PROBLEM DETAILS: Pictures stay out of the copy; set down each line of the listing below exactly.

┌────────

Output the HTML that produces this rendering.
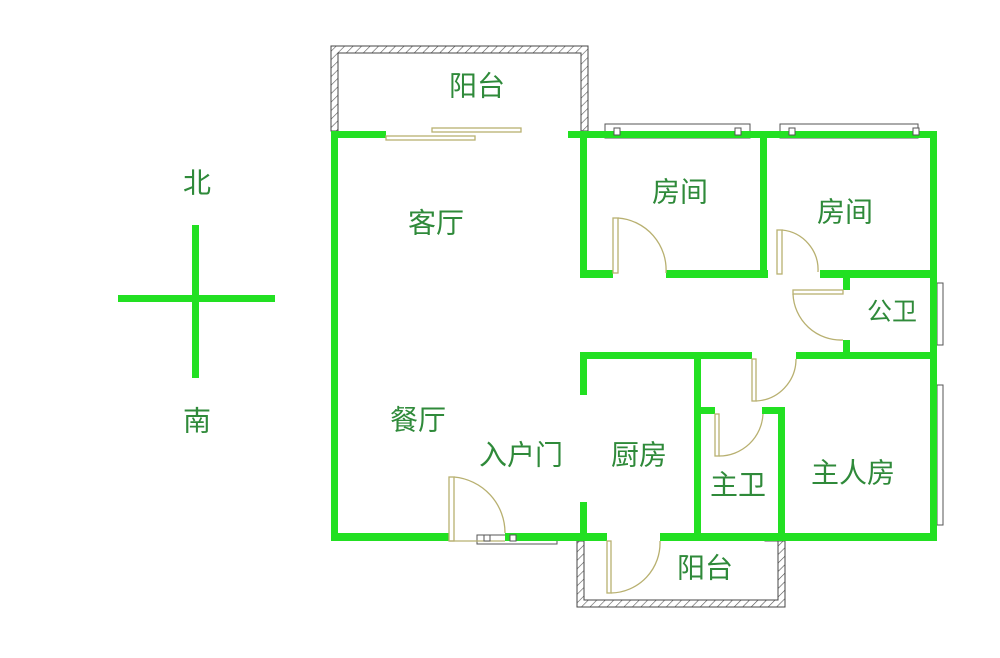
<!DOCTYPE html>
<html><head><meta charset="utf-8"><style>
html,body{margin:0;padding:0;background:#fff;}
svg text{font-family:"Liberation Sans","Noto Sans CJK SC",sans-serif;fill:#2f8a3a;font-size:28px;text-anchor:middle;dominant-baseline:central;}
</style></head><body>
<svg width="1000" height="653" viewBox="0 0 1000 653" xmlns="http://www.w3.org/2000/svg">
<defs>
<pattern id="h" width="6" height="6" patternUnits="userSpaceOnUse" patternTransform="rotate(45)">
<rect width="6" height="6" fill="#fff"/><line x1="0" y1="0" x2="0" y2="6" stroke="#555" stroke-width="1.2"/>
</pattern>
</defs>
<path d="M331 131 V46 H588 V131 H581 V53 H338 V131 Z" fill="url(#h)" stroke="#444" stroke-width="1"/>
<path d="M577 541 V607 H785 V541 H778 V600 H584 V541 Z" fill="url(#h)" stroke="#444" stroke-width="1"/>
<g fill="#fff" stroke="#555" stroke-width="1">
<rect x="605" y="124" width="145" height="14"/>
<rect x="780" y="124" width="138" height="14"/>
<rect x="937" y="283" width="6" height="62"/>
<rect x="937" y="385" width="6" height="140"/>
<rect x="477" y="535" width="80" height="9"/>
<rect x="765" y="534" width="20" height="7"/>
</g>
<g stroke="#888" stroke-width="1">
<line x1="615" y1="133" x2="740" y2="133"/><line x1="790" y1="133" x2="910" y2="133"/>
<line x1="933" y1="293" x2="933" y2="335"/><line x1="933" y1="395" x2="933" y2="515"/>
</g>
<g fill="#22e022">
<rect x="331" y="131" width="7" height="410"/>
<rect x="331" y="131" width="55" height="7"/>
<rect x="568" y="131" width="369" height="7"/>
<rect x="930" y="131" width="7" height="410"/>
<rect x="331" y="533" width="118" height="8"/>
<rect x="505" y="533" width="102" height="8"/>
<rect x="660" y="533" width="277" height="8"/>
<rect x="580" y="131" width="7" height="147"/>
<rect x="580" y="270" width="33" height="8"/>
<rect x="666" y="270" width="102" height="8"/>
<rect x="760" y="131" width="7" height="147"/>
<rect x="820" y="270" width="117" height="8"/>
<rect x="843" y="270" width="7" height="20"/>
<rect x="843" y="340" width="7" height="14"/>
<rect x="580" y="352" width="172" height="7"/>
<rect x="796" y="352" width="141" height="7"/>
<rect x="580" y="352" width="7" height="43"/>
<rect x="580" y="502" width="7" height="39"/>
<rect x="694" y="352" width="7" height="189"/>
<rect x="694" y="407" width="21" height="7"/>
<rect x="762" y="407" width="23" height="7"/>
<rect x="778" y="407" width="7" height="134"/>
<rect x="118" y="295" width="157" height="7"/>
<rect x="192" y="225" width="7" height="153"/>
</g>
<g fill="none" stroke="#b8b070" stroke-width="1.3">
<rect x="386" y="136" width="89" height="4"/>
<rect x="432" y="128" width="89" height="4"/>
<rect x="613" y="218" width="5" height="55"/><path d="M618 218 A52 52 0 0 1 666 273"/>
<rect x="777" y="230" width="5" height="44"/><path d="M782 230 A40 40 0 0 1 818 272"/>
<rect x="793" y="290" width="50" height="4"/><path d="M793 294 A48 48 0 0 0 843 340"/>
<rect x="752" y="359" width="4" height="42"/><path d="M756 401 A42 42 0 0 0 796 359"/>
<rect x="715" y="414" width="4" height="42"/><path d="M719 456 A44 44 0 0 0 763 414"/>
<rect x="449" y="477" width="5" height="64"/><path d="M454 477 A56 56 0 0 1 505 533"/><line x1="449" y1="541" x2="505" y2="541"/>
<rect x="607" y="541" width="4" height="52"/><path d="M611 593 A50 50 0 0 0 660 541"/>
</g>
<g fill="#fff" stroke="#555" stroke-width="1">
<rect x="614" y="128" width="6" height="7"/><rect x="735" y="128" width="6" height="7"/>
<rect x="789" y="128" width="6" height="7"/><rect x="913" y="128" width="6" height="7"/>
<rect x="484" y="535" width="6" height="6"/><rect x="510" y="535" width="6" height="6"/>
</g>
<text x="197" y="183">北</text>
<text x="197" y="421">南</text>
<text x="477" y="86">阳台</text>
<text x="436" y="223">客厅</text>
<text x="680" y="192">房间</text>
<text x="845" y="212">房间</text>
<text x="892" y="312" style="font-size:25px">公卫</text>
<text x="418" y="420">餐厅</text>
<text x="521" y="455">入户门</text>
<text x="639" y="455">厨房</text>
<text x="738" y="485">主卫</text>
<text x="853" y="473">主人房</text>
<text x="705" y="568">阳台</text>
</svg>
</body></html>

└────────

FULL SOLUTION:
Output the HTML that produces this rendering.
<!DOCTYPE html>
<html><head><meta charset="utf-8"><style>
html,body{margin:0;padding:0;background:#fff;}
svg text{font-family:"Liberation Sans","Noto Sans CJK SC",sans-serif;fill:#2f8a3a;font-size:28px;text-anchor:middle;dominant-baseline:central;}
</style></head><body>
<svg width="1000" height="653" viewBox="0 0 1000 653" xmlns="http://www.w3.org/2000/svg">
<defs>
<pattern id="h" width="6" height="6" patternUnits="userSpaceOnUse" patternTransform="rotate(45)">
<rect width="6" height="6" fill="#fff"/><line x1="0" y1="0" x2="0" y2="6" stroke="#555" stroke-width="1.2"/>
</pattern>
</defs>
<path d="M331 131 V46 H588 V131 H581 V53 H338 V131 Z" fill="url(#h)" stroke="#444" stroke-width="1"/>
<path d="M577 541 V607 H785 V541 H778 V600 H584 V541 Z" fill="url(#h)" stroke="#444" stroke-width="1"/>
<g fill="#fff" stroke="#555" stroke-width="1">
<rect x="605" y="124" width="145" height="14"/>
<rect x="780" y="124" width="138" height="14"/>
<rect x="937" y="283" width="6" height="62"/>
<rect x="937" y="385" width="6" height="140"/>
<rect x="477" y="535" width="80" height="9"/>
<rect x="765" y="534" width="20" height="7"/>
</g>
<g stroke="#888" stroke-width="1">
<line x1="615" y1="133" x2="740" y2="133"/><line x1="790" y1="133" x2="910" y2="133"/>
<line x1="933" y1="293" x2="933" y2="335"/><line x1="933" y1="395" x2="933" y2="515"/>
</g>
<g fill="#22e022">
<rect x="331" y="131" width="7" height="410"/>
<rect x="331" y="131" width="55" height="7"/>
<rect x="568" y="131" width="369" height="7"/>
<rect x="930" y="131" width="7" height="410"/>
<rect x="331" y="533" width="118" height="8"/>
<rect x="505" y="533" width="102" height="8"/>
<rect x="660" y="533" width="277" height="8"/>
<rect x="580" y="131" width="7" height="147"/>
<rect x="580" y="270" width="33" height="8"/>
<rect x="666" y="270" width="102" height="8"/>
<rect x="760" y="131" width="7" height="147"/>
<rect x="820" y="270" width="117" height="8"/>
<rect x="843" y="270" width="7" height="20"/>
<rect x="843" y="340" width="7" height="14"/>
<rect x="580" y="352" width="172" height="7"/>
<rect x="796" y="352" width="141" height="7"/>
<rect x="580" y="352" width="7" height="43"/>
<rect x="580" y="502" width="7" height="39"/>
<rect x="694" y="352" width="7" height="189"/>
<rect x="694" y="407" width="21" height="7"/>
<rect x="762" y="407" width="23" height="7"/>
<rect x="778" y="407" width="7" height="134"/>
<rect x="118" y="295" width="157" height="7"/>
<rect x="192" y="225" width="7" height="153"/>
</g>
<g fill="none" stroke="#b8b070" stroke-width="1.3">
<rect x="386" y="136" width="89" height="4"/>
<rect x="432" y="128" width="89" height="4"/>
<rect x="613" y="218" width="5" height="55"/><path d="M618 218 A52 52 0 0 1 666 273"/>
<rect x="777" y="230" width="5" height="44"/><path d="M782 230 A40 40 0 0 1 818 272"/>
<rect x="793" y="290" width="50" height="4"/><path d="M793 294 A48 48 0 0 0 843 340"/>
<rect x="752" y="359" width="4" height="42"/><path d="M756 401 A42 42 0 0 0 796 359"/>
<rect x="715" y="414" width="4" height="42"/><path d="M719 456 A44 44 0 0 0 763 414"/>
<rect x="449" y="477" width="5" height="64"/><path d="M454 477 A56 56 0 0 1 505 533"/><line x1="449" y1="541" x2="505" y2="541"/>
<rect x="607" y="541" width="4" height="52"/><path d="M611 593 A50 50 0 0 0 660 541"/>
</g>
<g fill="#fff" stroke="#555" stroke-width="1">
<rect x="614" y="128" width="6" height="7"/><rect x="735" y="128" width="6" height="7"/>
<rect x="789" y="128" width="6" height="7"/><rect x="913" y="128" width="6" height="7"/>
<rect x="484" y="535" width="6" height="6"/><rect x="510" y="535" width="6" height="6"/>
</g>
<text x="197" y="183">北</text>
<text x="197" y="421">南</text>
<text x="477" y="86">阳台</text>
<text x="436" y="223">客厅</text>
<text x="680" y="192">房间</text>
<text x="845" y="212">房间</text>
<text x="892" y="312" style="font-size:25px">公卫</text>
<text x="418" y="420">餐厅</text>
<text x="521" y="455">入户门</text>
<text x="639" y="455">厨房</text>
<text x="738" y="485">主卫</text>
<text x="853" y="473">主人房</text>
<text x="705" y="568">阳台</text>
</svg>
</body></html>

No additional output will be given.